Control Module also offers biometric technology at the terminal. "Biometric technology further reduces costs by eliminating the need to produce employee ID cards, which can be a considerable expense across a large, distributed retail business," says Bianco.
Technology Improves Deployment, Acceptance
Technology is supposed to be an enabler, and the aforementioned advances in time and attendance technology are no exception. Automated time and attendance systems are inherently beneficial and easily executed, thanks to technology. DiMaria says these advances are empowering employees to take charge of their time on the sales floor, stockroom, and DCs. "By being able to approve their work, employees have a better understanding of their own performance on an ongoing basis, and they become self-regulating," he says. "They can also look at their future schedule and make requests and changes in advance, thereby getting a schedule they are more likely to adhere to and further reducing the missing employee syndrome when they're needed most by the retailer." Orr points out that, as is the case with most technology investments, the decline in price point goes a long way toward increasing acceptance and, therefore, deployment. A quicker, larger ROI is to be had, he assures. But he says a SaaS (software as a service) model is driving time and attendance, and indeed workforce management in general, by making these applications more readily available. "For many retailers, paying more than $300 for a biometric clock and additional service fees for drop-ship when something happens is not reasonable. There are much more elegant ways to capture work hours and manage the T&A process," he says. "Solutions like ours help retailers avoid deployment, support, and administration costs and maintenance agreements. That kind of flexibility and savings can result in a significantly lower total cost of ownership," he says.

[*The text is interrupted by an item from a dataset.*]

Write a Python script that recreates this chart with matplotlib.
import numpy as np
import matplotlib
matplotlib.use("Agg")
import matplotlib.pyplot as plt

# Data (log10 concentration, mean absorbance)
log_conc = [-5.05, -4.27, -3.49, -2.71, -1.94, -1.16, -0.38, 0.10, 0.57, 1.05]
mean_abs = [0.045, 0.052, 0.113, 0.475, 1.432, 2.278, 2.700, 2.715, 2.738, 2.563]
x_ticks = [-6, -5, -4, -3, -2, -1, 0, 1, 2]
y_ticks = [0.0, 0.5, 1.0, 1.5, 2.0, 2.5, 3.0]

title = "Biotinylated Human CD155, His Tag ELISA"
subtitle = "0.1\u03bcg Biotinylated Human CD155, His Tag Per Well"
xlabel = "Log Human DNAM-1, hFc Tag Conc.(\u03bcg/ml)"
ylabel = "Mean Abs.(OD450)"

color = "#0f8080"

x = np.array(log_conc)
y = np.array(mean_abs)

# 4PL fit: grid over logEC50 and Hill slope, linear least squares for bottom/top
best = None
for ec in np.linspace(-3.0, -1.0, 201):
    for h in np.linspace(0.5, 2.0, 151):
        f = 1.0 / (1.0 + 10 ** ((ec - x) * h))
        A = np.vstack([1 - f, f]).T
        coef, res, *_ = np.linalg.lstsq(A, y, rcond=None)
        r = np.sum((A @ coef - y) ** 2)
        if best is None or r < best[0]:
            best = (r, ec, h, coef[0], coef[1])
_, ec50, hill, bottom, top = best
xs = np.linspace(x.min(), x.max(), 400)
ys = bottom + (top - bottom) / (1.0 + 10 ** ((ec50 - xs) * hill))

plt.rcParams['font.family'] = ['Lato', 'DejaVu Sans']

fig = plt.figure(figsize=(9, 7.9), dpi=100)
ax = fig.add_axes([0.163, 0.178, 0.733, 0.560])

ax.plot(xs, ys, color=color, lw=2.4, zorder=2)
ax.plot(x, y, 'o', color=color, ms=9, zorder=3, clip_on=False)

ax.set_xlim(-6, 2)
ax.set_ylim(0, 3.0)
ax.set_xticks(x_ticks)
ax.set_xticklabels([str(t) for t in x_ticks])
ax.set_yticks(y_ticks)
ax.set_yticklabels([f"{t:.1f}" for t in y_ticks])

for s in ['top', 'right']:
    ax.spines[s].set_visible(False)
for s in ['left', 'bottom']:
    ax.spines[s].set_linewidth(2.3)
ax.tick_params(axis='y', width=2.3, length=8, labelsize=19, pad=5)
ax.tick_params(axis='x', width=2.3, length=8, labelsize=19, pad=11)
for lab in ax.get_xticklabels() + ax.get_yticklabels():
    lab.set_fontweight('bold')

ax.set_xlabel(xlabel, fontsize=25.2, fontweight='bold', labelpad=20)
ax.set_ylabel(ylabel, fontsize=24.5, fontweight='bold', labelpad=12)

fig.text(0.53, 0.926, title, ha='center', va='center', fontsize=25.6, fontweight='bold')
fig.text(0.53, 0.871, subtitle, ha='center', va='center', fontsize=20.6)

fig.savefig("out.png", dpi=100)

Regulatory Issues Plague Retailers
Retailers grapple with countless regulatory issues that impact employment, and specifically, time and attendance. Sarbanes-Oxley, child labor laws that vary wildly from one state to the next, and the family leave act are but a few of them. For example, California passed a new law making it mandatory for employees working an 8-hour day to get a half-hour lunch and two 15-minute breaks. Failure to observe this law can result in hefty fines for the corporation. "These regulations translate into tougher accounting rules," says DiMaria. "An automated time and attendance system is the best way to ensure compliance and reporting." Orr adds that automated time and attendance systems are also a means to avoidance of costly litigation. Bianco agrees. "Automation of the time and attendance system helps a retailer ensure the accuracy of payroll complexity, which is compounded by retail's many levels of salaried, hourly, and contract employees."
DiMaria says the Accu-Time system, for example, prevents an employee from coming back to work before the required lapse time for a break that has been taken. Not only does this ensure compliance with the law but it prevents unauthorized overtime conditions that could further burden the retailer with an already tight budget. Orr points out that while automated solutions are important, the ultimate responsibility for legal compliance lies with the retailer, not the software. "At the end of the day, the retailer owns its choices and therefore is responsible for configuration, data decisions, and so on. Sometimes it's hard to tell whether it's the solution or the interpretation and resulting configuration that caused the issue, or if store managers were not acting as an agent or in the bounds of company ethics," he warns.
Time and attendance solutions continue to evolve and are increasingly effective, thanks to advances in time clock hardware, the interface, and software delivery. As competition for retail employees gets tighter, it may serve you well to analyze your time and attendance environment. Is it helping you maintain employees or driving them away? Is it mitigating risk or creating it? Is it saving you money today, or will it cost you dearly later?